„Wir sind sehr optimistisch“

Der neue Chef Hartmut Mehdorn wird der Bahn einen Aufschwung bescheren, glaubt Holger Jansen vom Fahrgastverband Pro Bahn

taz: Pro Bahn hat die Bahnpolitik immer wieder heftig kritisiert. Wird man von Ihnen unter dem neuen Bahnchef versöhnliche Töne hören?

Holger Jansen: Wir hoffen, dass es Gründe dafür gibt – und wir sind sehr optimistisch. Die ersten Verlautbarungen Mehdorns waren äußerst positiv, und er hat ja auch als Chef bei der Heidelberger Druckmaschinen AG einiges bewegt.

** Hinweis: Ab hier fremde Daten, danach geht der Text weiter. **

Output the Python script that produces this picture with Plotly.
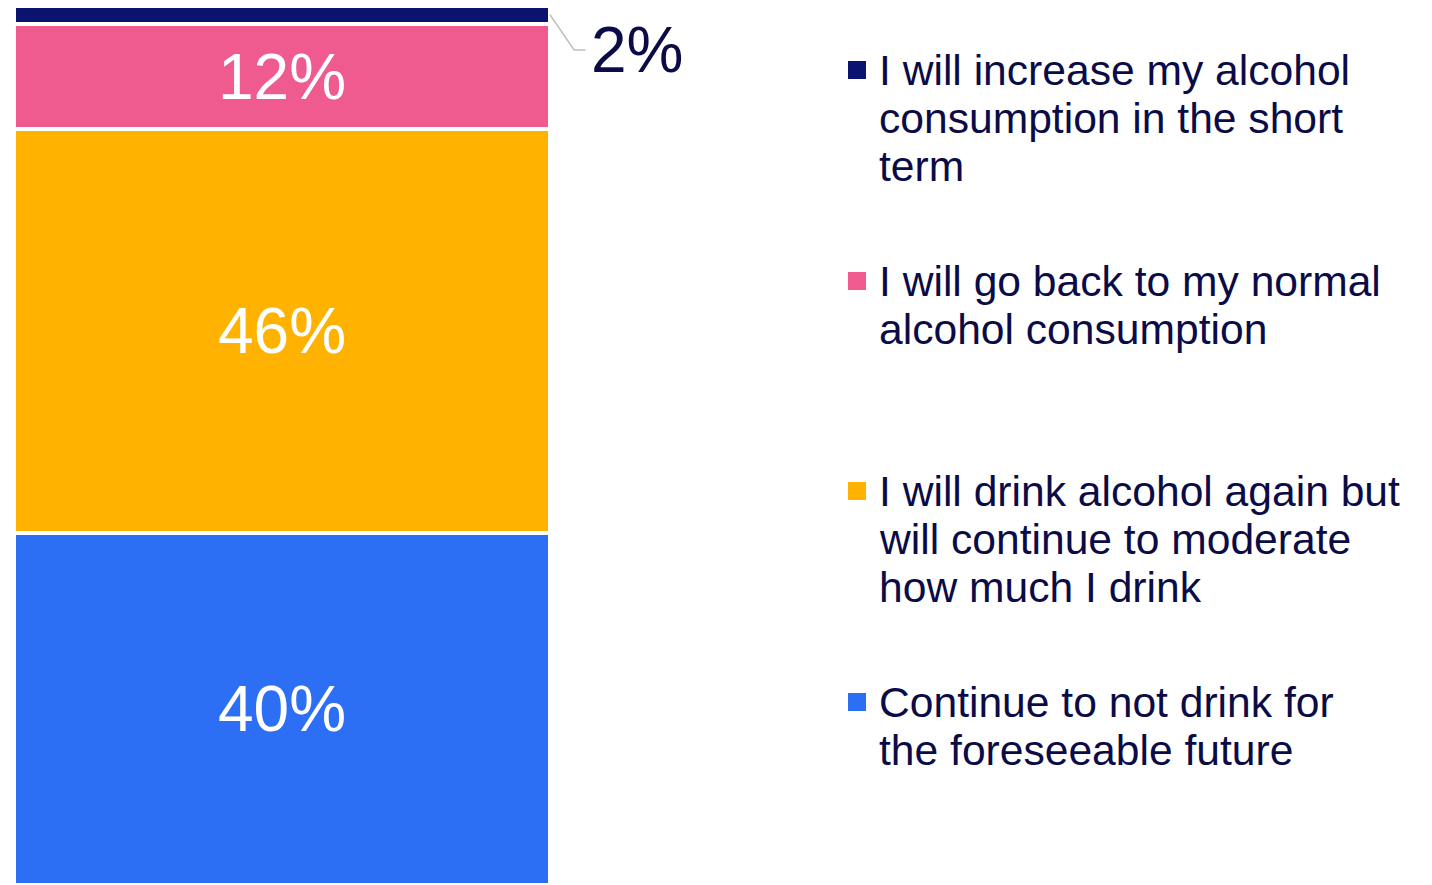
import plotly.graph_objects as go

# Survey answers, stacked bottom to top
categories = [
    "Continue to not drink for<br>the foreseeable future",
    "I will drink alcohol again but<br>will continue to moderate<br>how much I drink",
    "I will go back to my normal<br>alcohol consumption",
    "I will increase my alcohol<br>consumption in the short<br>term",
]
shares = [40, 46, 12, 2]
colors = ["#2C6EF4", "#FFB300", "#EF5A8F", "#0B1370"]

TEXT_NAVY = "#0B0C47"
FONT = "Liberation Sans, Arial, sans-serif"
W, H = 1432, 885
TOP = 6  # top margin in px


def px_x(p):
    return p / W


def px_y(p):
    # paper y for a pixel row (plot area spans TOP..H)
    return (H - p) / (H - TOP)


fig = go.Figure()
for cat, val, col in zip(categories, shares, colors):
    inside = val >= 5
    fig.add_trace(go.Bar(
        x=[0], y=[val], width=1, name=cat.replace("<br>", " "),
        marker=dict(color=col, line=dict(color="white", width=4)),
        text=[f"{val}%"] if inside else None,
        textposition="inside", insidetextanchor="middle", textangle=0,
        textfont=dict(family=FONT, size=64, color="white"),
        constraintext="none", showlegend=False, hoverinfo="skip",
    ))

# Small top segment: label outside with a bent leader line
top_val = shares[-1]
top_mid = sum(shares[:-1]) + top_val / 2
elbow_y = 95
fig.add_shape(type="path",
              path=f"M 0.5,{top_mid} L 0.545,{elbow_y} L 0.566,{elbow_y}",
              xref="x", yref="y", line=dict(color="#BFBFBF", width=1.5))
fig.add_annotation(x=0.573, y=elbow_y, xref="x", yref="y",
                   text=f"{top_val}%", showarrow=False,
                   xanchor="left", yanchor="middle",
                   font=dict(family=FONT, size=64, color=TEXT_NAVY))

# Legend drawn on the right, top entry first
entry_rows = [70, 281, 491, 702]
line_gap = 48
for row, cat, col in zip(entry_rows, categories[::-1], colors[::-1]):
    fig.add_shape(type="rect", xref="paper", yref="paper",
                  x0=px_x(848), x1=px_x(866),
                  y0=px_y(row + 9), y1=px_y(row - 9),
                  fillcolor=col, line=dict(width=0))
    for i, line in enumerate(cat.split("<br>")):
        fig.add_annotation(x=px_x(877), y=px_y(row + i * line_gap),
                           xref="paper", yref="paper", text=line,
                           showarrow=False, xanchor="left", yanchor="middle",
                           font=dict(family=FONT, size=42.6, color=TEXT_NAVY))

fig.update_layout(
    width=W, height=H, barmode="stack", bargap=0,
    margin=dict(l=0, r=0, t=TOP, b=0),
    paper_bgcolor="white", plot_bgcolor="white",
    xaxis=dict(range=[-0.5 - 14 / 536, 0.5 + 882 / 536], visible=False,
               fixedrange=True),
    yaxis=dict(range=[0, 100], visible=False, fixedrange=True),
)

fig.write_html("out.html")
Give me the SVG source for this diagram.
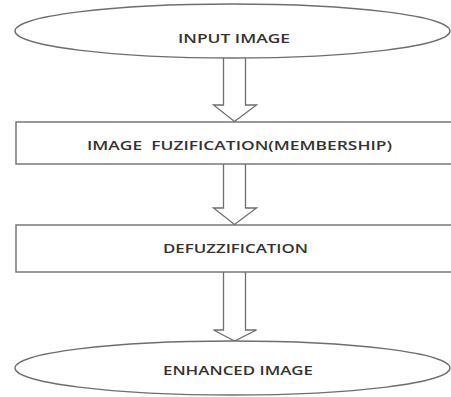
<svg xmlns="http://www.w3.org/2000/svg" width="451" height="397" viewBox="0 0 451 397">
<style>
.shape{fill:#fff;stroke:#6e6e6e;stroke-width:1.4}
.arrow{fill:#fff;stroke:#6e6e6e;stroke-width:1.3;stroke-linejoin:miter}
.label{font-family:"Open Sans","Liberation Sans",sans-serif;font-size:13px;font-weight:600;fill:#333;text-anchor:middle}
</style>
<rect width="451" height="397" fill="#fff"/>
<g id="connectors">
<path class="arrow" d="M223.5 58 V105 H213.5 L234.5 121.5 L256.5 105 H245.5 V58"/>
<path class="arrow" d="M223.5 164 V208 H213.5 L234.5 224.5 L256.5 208 H245.5 V164"/>
<path class="arrow" d="M223.5 272 V330 H213.5 L234.5 341 L256.5 330 H245.5 V272"/>
</g>
<g id="input-image">
<ellipse class="shape" cx="232.5" cy="31" rx="217.5" ry="27"/>
<text class="label" x="234" y="43" textLength="112" lengthAdjust="spacingAndGlyphs">INPUT IMAGE</text>
</g>
<g id="fuzification">
<rect class="shape" x="16" y="122" width="440" height="42"/>
<text class="label" x="239.5" y="150" textLength="305" lengthAdjust="spacingAndGlyphs">IMAGE&#160; FUZIFICATION(MEMBERSHIP)</text>
</g>
<g id="defuzzification">
<rect class="shape" x="16" y="225" width="440" height="47"/>
<text class="label" x="235.5" y="253" textLength="145" lengthAdjust="spacingAndGlyphs">DEFUZZIFICATION</text>
</g>
<g id="enhanced-image">
<ellipse class="shape" cx="232.5" cy="368" rx="217.5" ry="27"/>
<text class="label" x="238" y="375" textLength="150" lengthAdjust="spacingAndGlyphs">ENHANCED IMAGE</text>
</g>
</svg>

Vor allen Dingen erkennen wir, dass er eine neue Form der Kommunikation mit externen Vereinigungen führen wird.

Sie werden mit der Bahn also nicht mehr nur über die Medien kommunizieren müssen?

Bei der Frage um die Nachlösegebühr vor zwei Wochen hat das schon gut geklappt – wir waren zum Gespräch mit dem Bahnvorstand geladen. Dieser Weg ist doch besser, als wenn wir erst im Nachhinein die Kritikpunkte anbringen können und die Fahrgäste auf die Barrikaden gehen.

Wenn Sie verbal auf die Bahn einprügeln, treffen Sie oft den falschen: Viele Versäumnisse liegen in der Verkehrspolitik und nicht bei der Bahn selbst.

Unbestritten sind die politischen Voraussetzungen für die Bahn zurzeit sehr schlecht. Aber auch die Bahn muss ihre Hausaufgaben machen. Gegen die Verspätungen zum Beispiel muss die Bahn selbst angehen. Natürlich hoffen wir auch, dass die Deutsche Bahn ihre Interessen in der Politik stärker zum Ausdruck bringt. Zum Beispiel bei der Mehrwertsteuer: Die Bahn zahlt 16 Prozent im Fernverkehr, die Fluglinien im grenzüberschreitenden Verkehr bezahlen nichts. Gegen eine solche Benachteiligung muss sich die Bahn stärker politisch wehren.

Hört man auch da bei Ihnen Optimismus heraus?

Durchaus. Mehdorn hat einen guten Draht in die Politik. Den sollte er für die Bahn nutzen.

Die Bahn muss wirtschaftlich denken. Sie ist eine Aktiengesellschaft, und soll – zumindest in Teilen – ab dem Jahr 2003 an die Börse. Was soll sie tun, wenn eine Strecke sich nicht rentiert?

Die Bahn braucht eine offensive Vorwärtsstrategie. Sie kann eine unrentable Strecke natürlich schließen. Sie kann sich aber auch zum Ziel setzen, sie besser auszulasten. Dass das gelingen kann, zeigen zahlreiche Nahverkehrslinien in ländlichen Regionen, die durch einen Taktverkehr, moderne Fahrzeuge und attraktive Preise einen deutlichen Fahrgastzuwachs verzeichnen konnten.

Mehdorn will das Tarifsystem „stark vereinfachen“. Andererseits macht es ja Sinn, Tickets in sonst leeren Zügen billiger zu machen, um sie besser auszulasten.

Natürlich begrüßen wir Sonderpreise, aber sie müssen nachvollziehbar sein. So wie zum Beispiel das Guten-Abend-Ticket – wann das gilt, das kapiert jeder. Wenn die Bahn auf diese Weise Restkontingente verscherbelt, erhöht sie damit ihre Einnahmen. Fluglinien machen das seit Jahren vor mit ihren Last-Minute-Angeboten – vergleichbare Angebote wird die Bahn noch stärker ausbauen müssen. Sonderangebote mit zahlreichen Ausnahmen verwirren dagegen mehr, als sie nutzen.

Wie soll die Bahn mit ihrem Schienennetz umgehen?

Vorstellbar wäre eine Regulierungsbehörde, die darüber wacht, wer zu welchen Konditionen auf den Schienen fährt – ähnlich wie bei der Regulierung der Telekommunikation. Damit käme Wettbewerb in Gang, weil verstärkt Dritte auf dem bestehenden Netz Züge anbieten würden.

Was muss Mehdorn leisten, um von Ihnen eine gute Note zu bekommen?

Zehn Prozent Fahrgastzuwachs muss er pro Jahr erreichen, sowohl im Nahverkehr wie auch im Fernverkehr. Diese Zielvorgabe ist ehrgeizig, aber realistisch. In der Vergangenheit hat sich gezeigt: Attraktive Angebote machen Wachstumsraten in dieser Höhe möglich.